• **DATA SHOWN**:
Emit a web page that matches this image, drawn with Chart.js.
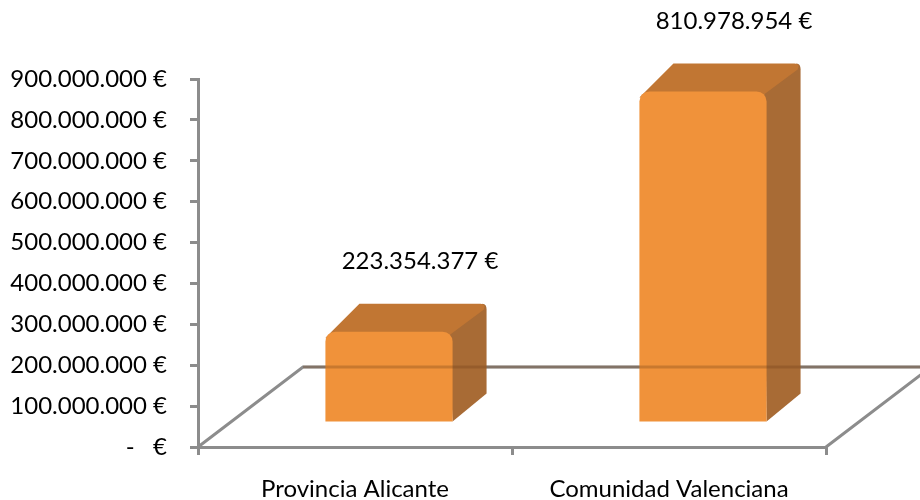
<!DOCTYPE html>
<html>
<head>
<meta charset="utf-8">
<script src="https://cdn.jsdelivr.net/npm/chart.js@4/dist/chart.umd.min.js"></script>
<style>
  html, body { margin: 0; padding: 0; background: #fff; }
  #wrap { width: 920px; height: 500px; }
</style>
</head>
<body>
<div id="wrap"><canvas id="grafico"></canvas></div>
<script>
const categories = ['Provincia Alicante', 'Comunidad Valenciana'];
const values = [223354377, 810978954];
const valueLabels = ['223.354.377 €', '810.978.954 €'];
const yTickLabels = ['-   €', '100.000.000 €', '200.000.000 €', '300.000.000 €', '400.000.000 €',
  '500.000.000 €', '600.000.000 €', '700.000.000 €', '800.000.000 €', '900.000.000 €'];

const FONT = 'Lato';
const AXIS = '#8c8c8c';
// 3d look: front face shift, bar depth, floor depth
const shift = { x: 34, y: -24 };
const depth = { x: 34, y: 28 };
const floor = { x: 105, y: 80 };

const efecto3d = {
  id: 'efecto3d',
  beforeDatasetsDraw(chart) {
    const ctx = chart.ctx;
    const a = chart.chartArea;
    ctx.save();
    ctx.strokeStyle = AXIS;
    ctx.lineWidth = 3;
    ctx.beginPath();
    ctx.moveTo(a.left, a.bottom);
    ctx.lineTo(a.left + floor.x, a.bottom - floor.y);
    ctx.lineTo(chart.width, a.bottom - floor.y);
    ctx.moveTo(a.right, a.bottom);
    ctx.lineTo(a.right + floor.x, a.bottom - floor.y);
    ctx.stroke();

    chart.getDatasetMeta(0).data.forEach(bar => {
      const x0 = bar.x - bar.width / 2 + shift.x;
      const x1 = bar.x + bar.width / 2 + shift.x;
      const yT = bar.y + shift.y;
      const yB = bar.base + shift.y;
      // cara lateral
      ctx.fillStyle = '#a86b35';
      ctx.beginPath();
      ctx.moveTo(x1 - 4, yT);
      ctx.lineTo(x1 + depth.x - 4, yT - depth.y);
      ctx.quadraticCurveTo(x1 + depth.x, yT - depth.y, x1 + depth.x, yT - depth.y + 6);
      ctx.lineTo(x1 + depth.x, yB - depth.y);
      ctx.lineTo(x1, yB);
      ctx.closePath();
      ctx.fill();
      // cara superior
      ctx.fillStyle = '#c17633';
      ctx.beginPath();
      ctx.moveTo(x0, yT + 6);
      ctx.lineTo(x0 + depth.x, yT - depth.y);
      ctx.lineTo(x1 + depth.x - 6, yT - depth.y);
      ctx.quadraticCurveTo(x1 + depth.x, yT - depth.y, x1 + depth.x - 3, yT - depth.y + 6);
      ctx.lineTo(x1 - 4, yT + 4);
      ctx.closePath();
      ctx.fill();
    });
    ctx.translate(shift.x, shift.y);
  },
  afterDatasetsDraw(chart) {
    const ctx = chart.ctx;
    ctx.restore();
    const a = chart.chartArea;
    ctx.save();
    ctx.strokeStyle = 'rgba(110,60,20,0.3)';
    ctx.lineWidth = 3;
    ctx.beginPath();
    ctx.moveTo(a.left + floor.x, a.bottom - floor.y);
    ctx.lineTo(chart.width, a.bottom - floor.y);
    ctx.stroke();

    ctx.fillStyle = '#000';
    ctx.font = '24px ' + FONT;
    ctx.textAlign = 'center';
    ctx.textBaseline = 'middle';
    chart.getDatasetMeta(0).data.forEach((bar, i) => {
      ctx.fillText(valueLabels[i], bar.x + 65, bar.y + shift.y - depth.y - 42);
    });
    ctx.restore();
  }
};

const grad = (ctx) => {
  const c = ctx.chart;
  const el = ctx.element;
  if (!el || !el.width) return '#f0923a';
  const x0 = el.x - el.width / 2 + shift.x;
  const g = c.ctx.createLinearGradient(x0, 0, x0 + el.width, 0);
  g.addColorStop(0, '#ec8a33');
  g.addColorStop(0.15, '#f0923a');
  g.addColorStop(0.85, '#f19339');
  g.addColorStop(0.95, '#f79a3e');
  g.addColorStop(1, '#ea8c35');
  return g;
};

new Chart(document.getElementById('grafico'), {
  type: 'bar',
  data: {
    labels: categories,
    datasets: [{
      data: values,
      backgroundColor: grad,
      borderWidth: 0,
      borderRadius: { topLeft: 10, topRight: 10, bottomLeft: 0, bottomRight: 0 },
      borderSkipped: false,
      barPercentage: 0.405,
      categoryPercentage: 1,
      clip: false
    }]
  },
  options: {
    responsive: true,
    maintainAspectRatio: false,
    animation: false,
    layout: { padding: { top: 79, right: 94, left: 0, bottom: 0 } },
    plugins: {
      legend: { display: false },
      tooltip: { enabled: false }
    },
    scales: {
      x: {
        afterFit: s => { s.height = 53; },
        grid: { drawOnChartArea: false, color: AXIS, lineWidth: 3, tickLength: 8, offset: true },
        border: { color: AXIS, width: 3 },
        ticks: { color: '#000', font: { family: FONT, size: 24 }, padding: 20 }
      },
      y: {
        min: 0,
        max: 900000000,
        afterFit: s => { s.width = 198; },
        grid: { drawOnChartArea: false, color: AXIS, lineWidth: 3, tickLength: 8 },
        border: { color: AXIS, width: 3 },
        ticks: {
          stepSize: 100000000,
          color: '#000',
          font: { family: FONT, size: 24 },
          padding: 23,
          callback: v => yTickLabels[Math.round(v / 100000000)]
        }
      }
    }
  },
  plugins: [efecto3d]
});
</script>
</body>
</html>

---

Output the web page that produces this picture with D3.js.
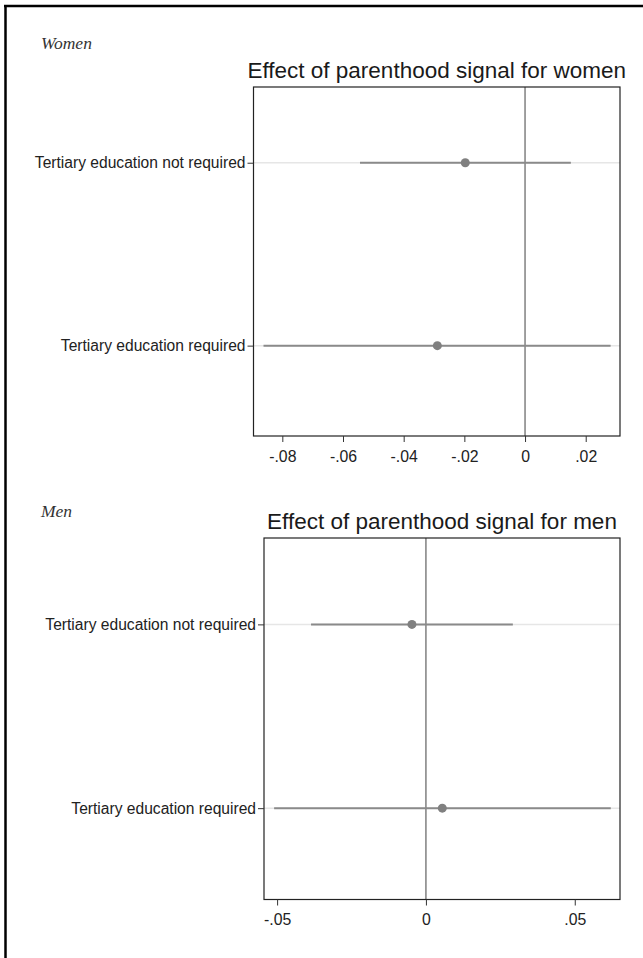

--

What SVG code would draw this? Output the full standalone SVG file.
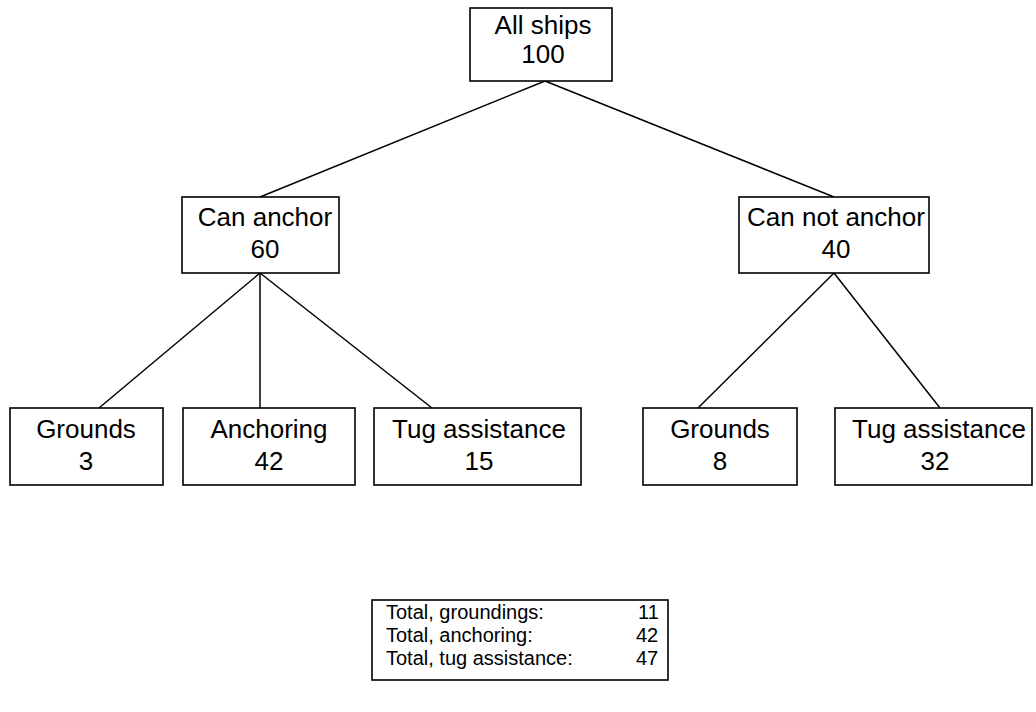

• **EXERCISE AIM**:
Identify every line where the string "Output" appears.

• **EXERCISE RESULT**:
Output the web page that produces this picture with D3.js.
What SVG code would draw this? Output the full standalone SVG file.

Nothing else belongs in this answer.